“I think the aloe is one of South Africa’s most powerful, beautiful and celebratory symbols. It survives out there in the wild when everything else is dried.” Playwright Athol Fugard sums up the most rewarding part of growing aloes ~ most of them flower in autumn and winter, when in most parts of the country the countryside is bleak.

This also makes them a favourite with many insects and birds.

The aloe [aalwyn (Afrikaans); hlaba, lekhala (Southern Sotho); icena (Ndebele); imboma (Zulu)] is indigenous to South Africa and Africa.

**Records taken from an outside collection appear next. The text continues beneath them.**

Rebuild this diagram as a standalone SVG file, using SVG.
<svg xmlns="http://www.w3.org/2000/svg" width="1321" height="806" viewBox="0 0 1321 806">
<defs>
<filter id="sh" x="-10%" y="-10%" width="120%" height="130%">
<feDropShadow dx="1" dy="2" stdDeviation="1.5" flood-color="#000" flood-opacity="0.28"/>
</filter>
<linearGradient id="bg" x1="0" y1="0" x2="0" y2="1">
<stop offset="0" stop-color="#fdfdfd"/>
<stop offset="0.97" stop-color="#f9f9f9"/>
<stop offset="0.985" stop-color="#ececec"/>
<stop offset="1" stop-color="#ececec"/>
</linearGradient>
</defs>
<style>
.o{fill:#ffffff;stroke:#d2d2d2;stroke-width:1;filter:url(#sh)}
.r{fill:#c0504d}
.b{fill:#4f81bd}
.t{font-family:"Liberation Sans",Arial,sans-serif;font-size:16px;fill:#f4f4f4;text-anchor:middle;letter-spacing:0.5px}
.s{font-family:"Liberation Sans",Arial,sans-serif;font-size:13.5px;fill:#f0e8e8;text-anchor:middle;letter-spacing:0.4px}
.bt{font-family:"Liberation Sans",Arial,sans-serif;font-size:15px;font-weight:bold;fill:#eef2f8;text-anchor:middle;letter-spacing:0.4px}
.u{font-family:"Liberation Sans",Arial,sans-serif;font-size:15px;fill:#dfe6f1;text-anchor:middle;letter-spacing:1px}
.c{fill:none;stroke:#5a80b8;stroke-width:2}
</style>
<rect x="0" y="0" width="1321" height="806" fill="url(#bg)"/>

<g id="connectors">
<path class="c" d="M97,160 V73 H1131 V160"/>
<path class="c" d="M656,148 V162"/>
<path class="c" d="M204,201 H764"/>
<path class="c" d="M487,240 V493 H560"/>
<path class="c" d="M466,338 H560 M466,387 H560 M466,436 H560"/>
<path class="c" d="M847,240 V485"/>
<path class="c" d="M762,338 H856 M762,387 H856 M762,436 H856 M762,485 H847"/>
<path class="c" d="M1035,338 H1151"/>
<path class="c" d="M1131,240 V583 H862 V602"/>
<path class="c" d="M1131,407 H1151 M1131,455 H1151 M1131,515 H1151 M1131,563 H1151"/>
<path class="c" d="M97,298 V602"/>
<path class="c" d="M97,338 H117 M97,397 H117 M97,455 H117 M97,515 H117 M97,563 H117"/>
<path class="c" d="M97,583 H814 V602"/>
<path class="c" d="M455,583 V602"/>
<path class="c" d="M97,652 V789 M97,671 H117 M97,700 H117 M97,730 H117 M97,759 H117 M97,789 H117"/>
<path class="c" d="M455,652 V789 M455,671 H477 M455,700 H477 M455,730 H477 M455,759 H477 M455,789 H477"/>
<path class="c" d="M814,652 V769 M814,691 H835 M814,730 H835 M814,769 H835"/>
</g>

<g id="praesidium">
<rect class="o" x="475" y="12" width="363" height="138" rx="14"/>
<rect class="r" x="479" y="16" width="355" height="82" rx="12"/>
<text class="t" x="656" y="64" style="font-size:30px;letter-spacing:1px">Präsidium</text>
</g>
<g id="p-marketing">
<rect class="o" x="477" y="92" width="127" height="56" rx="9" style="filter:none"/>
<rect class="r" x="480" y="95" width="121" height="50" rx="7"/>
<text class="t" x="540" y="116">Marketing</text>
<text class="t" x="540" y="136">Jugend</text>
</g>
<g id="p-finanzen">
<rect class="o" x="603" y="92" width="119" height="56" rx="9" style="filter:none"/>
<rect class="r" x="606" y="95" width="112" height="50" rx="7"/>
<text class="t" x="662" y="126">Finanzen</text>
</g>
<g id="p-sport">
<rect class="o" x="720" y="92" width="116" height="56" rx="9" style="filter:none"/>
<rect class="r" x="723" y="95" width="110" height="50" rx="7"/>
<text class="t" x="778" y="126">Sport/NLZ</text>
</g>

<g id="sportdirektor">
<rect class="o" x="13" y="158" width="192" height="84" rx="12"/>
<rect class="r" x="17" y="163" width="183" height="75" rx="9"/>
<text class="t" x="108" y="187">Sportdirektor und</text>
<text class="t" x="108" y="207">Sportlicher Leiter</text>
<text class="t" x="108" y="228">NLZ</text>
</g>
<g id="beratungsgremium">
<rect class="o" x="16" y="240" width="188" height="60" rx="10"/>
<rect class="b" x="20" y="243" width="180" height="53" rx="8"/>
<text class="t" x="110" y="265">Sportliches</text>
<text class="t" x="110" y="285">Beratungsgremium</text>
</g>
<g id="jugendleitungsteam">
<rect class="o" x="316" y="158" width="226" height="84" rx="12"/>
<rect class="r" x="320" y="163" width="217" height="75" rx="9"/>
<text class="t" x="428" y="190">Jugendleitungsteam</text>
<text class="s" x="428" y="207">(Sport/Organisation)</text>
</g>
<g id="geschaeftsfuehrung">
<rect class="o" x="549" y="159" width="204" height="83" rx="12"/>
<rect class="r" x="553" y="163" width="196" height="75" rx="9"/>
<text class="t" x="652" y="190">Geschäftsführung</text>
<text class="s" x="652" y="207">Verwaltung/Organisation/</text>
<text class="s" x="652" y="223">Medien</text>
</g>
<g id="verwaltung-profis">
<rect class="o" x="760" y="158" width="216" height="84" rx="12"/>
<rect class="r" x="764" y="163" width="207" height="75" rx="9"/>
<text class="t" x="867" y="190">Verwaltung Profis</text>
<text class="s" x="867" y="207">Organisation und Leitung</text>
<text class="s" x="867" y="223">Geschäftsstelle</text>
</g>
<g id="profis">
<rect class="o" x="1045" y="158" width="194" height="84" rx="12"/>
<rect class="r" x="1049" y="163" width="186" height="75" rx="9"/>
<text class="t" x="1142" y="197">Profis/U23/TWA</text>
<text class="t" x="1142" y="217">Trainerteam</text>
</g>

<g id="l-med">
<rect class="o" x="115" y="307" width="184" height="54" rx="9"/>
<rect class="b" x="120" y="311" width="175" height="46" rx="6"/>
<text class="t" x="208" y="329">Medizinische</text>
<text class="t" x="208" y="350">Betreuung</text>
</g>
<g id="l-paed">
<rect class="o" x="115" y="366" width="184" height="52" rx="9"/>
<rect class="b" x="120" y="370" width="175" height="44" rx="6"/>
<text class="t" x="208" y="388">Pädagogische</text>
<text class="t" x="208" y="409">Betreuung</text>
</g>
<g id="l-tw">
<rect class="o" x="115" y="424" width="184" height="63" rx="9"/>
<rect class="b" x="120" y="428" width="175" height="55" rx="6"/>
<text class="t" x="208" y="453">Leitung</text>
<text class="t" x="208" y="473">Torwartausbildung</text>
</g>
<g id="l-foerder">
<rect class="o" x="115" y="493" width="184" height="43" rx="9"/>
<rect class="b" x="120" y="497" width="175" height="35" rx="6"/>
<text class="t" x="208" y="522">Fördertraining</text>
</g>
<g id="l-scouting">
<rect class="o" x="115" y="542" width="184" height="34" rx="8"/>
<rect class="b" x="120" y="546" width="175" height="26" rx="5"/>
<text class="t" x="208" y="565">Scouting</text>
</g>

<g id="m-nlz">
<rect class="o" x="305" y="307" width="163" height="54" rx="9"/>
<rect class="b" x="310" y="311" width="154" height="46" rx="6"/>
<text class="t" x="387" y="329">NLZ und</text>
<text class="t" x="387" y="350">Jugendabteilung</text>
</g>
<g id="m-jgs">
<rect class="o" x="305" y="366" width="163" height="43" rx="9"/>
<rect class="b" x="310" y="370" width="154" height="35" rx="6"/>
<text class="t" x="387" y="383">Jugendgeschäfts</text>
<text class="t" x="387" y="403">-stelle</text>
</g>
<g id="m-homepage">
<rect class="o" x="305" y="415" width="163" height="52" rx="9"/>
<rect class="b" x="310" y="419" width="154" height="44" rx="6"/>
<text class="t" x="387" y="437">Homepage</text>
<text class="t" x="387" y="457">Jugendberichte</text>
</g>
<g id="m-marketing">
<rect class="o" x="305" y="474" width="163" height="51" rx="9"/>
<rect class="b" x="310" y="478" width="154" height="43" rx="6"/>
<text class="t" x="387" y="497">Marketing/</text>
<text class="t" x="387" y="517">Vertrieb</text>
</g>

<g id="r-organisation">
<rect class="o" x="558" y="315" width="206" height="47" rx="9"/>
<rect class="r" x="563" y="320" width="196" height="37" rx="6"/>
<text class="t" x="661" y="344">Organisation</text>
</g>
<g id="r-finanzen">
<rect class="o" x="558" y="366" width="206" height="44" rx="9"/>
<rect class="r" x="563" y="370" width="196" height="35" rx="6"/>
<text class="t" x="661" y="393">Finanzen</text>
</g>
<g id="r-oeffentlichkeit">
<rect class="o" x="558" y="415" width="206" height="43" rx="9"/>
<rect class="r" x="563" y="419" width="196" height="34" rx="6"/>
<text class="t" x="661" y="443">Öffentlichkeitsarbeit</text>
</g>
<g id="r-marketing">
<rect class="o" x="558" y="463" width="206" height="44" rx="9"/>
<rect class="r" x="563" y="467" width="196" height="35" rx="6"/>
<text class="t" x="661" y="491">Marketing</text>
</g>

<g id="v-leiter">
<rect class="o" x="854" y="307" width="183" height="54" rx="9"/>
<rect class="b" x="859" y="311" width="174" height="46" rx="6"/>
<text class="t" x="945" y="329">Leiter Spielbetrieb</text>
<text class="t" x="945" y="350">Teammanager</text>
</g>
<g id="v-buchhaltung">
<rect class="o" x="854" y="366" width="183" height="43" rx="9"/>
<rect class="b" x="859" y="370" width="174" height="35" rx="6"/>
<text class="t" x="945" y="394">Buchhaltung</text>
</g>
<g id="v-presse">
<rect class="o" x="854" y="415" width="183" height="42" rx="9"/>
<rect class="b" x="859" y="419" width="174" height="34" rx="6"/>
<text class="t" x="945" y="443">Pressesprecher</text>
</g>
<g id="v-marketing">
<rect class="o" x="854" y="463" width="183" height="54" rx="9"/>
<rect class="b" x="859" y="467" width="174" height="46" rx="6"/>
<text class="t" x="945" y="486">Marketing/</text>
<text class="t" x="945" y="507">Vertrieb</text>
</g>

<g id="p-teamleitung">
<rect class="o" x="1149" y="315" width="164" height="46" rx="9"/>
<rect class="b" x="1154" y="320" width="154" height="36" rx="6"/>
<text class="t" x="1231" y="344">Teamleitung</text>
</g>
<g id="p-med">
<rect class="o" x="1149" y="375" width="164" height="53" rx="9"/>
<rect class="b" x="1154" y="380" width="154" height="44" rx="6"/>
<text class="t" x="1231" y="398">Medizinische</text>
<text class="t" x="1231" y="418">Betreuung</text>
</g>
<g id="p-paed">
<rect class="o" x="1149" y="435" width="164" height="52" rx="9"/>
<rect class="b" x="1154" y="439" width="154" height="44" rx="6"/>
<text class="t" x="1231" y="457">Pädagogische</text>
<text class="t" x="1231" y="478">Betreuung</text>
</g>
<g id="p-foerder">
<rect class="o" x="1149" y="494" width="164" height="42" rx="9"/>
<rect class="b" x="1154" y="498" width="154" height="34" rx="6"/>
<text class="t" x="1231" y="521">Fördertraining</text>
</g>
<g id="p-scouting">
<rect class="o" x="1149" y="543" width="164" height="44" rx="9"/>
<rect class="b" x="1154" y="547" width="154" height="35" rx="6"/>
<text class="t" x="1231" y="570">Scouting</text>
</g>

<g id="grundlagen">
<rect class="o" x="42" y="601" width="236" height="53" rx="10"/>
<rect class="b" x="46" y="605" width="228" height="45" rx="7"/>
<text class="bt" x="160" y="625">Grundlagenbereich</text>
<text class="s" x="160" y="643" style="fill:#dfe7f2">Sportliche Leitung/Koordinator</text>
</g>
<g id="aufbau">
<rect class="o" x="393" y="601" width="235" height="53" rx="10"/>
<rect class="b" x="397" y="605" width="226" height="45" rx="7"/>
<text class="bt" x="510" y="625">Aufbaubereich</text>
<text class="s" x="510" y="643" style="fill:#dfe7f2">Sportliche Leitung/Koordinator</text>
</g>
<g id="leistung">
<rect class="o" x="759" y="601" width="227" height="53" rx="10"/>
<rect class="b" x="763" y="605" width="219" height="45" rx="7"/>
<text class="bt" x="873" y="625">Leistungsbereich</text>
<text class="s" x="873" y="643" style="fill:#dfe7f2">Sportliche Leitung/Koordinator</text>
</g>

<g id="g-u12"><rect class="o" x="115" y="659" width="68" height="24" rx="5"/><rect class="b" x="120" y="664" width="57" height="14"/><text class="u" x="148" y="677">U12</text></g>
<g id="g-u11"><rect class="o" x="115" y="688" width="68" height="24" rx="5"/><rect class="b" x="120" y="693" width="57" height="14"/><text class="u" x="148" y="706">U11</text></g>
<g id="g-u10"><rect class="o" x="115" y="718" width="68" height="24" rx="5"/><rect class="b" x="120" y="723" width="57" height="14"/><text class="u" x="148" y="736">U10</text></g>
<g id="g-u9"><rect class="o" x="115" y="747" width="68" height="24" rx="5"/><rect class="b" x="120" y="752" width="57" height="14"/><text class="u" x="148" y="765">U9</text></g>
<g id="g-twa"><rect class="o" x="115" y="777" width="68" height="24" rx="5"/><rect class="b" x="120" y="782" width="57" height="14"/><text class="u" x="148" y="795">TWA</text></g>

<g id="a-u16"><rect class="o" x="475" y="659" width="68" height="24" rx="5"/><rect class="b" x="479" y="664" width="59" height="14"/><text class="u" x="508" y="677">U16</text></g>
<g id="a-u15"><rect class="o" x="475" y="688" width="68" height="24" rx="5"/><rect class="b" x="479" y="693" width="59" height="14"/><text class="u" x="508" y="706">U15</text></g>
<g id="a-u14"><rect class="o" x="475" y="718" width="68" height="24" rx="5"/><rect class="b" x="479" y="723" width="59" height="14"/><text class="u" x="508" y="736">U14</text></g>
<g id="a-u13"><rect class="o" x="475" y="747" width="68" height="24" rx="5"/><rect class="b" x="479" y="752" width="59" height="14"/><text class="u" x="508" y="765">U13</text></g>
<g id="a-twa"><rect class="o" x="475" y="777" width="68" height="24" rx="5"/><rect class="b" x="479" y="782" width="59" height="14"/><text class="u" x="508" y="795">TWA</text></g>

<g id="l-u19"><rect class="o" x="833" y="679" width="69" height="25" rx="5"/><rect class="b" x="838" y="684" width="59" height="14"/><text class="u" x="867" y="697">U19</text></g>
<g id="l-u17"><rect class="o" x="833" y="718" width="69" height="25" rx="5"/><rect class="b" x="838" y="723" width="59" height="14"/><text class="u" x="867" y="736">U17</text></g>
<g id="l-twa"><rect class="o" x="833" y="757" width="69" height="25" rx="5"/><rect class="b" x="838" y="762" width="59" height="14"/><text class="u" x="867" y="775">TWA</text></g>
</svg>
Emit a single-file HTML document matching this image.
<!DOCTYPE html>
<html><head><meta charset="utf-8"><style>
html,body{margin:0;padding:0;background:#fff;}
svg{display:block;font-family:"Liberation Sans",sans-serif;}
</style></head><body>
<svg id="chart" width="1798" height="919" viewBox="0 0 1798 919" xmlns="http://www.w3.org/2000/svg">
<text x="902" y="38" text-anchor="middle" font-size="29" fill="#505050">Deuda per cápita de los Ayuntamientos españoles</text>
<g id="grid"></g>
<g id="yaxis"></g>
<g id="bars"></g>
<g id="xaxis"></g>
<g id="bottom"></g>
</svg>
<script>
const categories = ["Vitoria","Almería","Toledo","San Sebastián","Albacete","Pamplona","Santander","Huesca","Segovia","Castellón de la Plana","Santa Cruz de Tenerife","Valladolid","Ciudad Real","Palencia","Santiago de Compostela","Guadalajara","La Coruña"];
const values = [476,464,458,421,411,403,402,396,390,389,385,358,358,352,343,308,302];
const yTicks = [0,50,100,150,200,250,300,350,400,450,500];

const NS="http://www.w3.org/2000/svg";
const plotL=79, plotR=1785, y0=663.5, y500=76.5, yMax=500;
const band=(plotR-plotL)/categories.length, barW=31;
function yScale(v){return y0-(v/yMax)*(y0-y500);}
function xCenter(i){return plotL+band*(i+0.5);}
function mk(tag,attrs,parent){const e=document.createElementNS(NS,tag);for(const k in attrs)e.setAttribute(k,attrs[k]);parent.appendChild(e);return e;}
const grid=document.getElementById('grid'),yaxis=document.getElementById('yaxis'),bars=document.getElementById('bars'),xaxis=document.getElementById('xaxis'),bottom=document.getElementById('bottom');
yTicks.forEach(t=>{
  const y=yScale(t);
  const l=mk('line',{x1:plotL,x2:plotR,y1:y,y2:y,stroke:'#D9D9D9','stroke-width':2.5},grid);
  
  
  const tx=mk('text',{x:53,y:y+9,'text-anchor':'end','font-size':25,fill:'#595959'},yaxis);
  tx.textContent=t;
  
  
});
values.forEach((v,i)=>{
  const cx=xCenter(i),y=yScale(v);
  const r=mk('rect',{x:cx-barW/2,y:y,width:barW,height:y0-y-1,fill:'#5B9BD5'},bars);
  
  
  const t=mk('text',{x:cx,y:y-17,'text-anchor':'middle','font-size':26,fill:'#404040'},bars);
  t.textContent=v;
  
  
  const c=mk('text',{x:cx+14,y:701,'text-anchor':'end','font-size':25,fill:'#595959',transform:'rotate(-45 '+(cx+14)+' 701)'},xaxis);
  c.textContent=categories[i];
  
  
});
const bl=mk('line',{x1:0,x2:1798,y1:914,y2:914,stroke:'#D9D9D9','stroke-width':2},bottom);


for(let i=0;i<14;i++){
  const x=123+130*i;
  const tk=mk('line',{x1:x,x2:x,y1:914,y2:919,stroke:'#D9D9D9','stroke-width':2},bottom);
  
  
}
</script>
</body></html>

We have about 155 species and they are found in their great variety of forms throughout the country.


Smaller aloe zebrina
Some aloes have mottled leaves.

Aloes vary from 20cm in height all the way up to 15m trees.

The thick, succulent leaves are edged with sharp spines and are arranged in rosettes. The leaves vary in colour from grey to bright green and are sometimes striped or speckled. Very often there is no stem. Flowers are grouped in candle-like or cone-shaped inflorescences, predominantly red, yellow and vibrant orange. Modern hybrids have explored greater varieties of colours, including green, pink or white, in mostly tubular flowers.

Under the right conditions most aloes are long-lived plants. However, despite their rugged looks, they are not all as hardy as one might expect. A surprising number are vulnerable to frost for example, so smallholders growing aloes should choose species that occur in the wild in their immediate region.


Aloes are interesting from another point of view: wherever different aloe species flower together in the wild one is likely to find natural hybrids. Hybridisation happens when a bird or an insect accidentally deposits pollen from one species on the flower(s) of another. The seeds that form as a result of this so-called cross-pollination hold the genetic key to plants that are different from both the parent plants. The resulting seedling(s) grow up to be hybrids showing a combination of characteristics of the parent plants.

Many of the aloes available in nurseries are hybrids.

In South Africa most aloes are protected, with very few exceptions, by environmental legislation in all nine provinces. It is thus illegal to remove plants from their natural habitat without the necessary collecting and transport permits issued by a provincial or other nature conservation authority, and consent from the land owner.

Uses of Aloes

The medicinal and cosmetic value of aloe products are well known.

Aloes are grown commercially in some parts of South Africa. There is even an Aloe Council of South Africa. However it is not a get-rich-quick crop. It’s quite capital intensive and is a rather slow process.

Aloe ferox
Aloe ferox is sustainably harvested in the wild

The Aloe vera plant is grown for commercial purposes in many parts of the world, including in SA although it is not indigenous here. The plant can be harvested from year two, but only three leaves are taken at a time. This can happen three times in one year. Aloe vera lasts for about eight years of cultivation, but then it becomes too top heavy and will topple over, after which it needs to be replanted.

Aloe ferox is also harvested for medicinal purposes.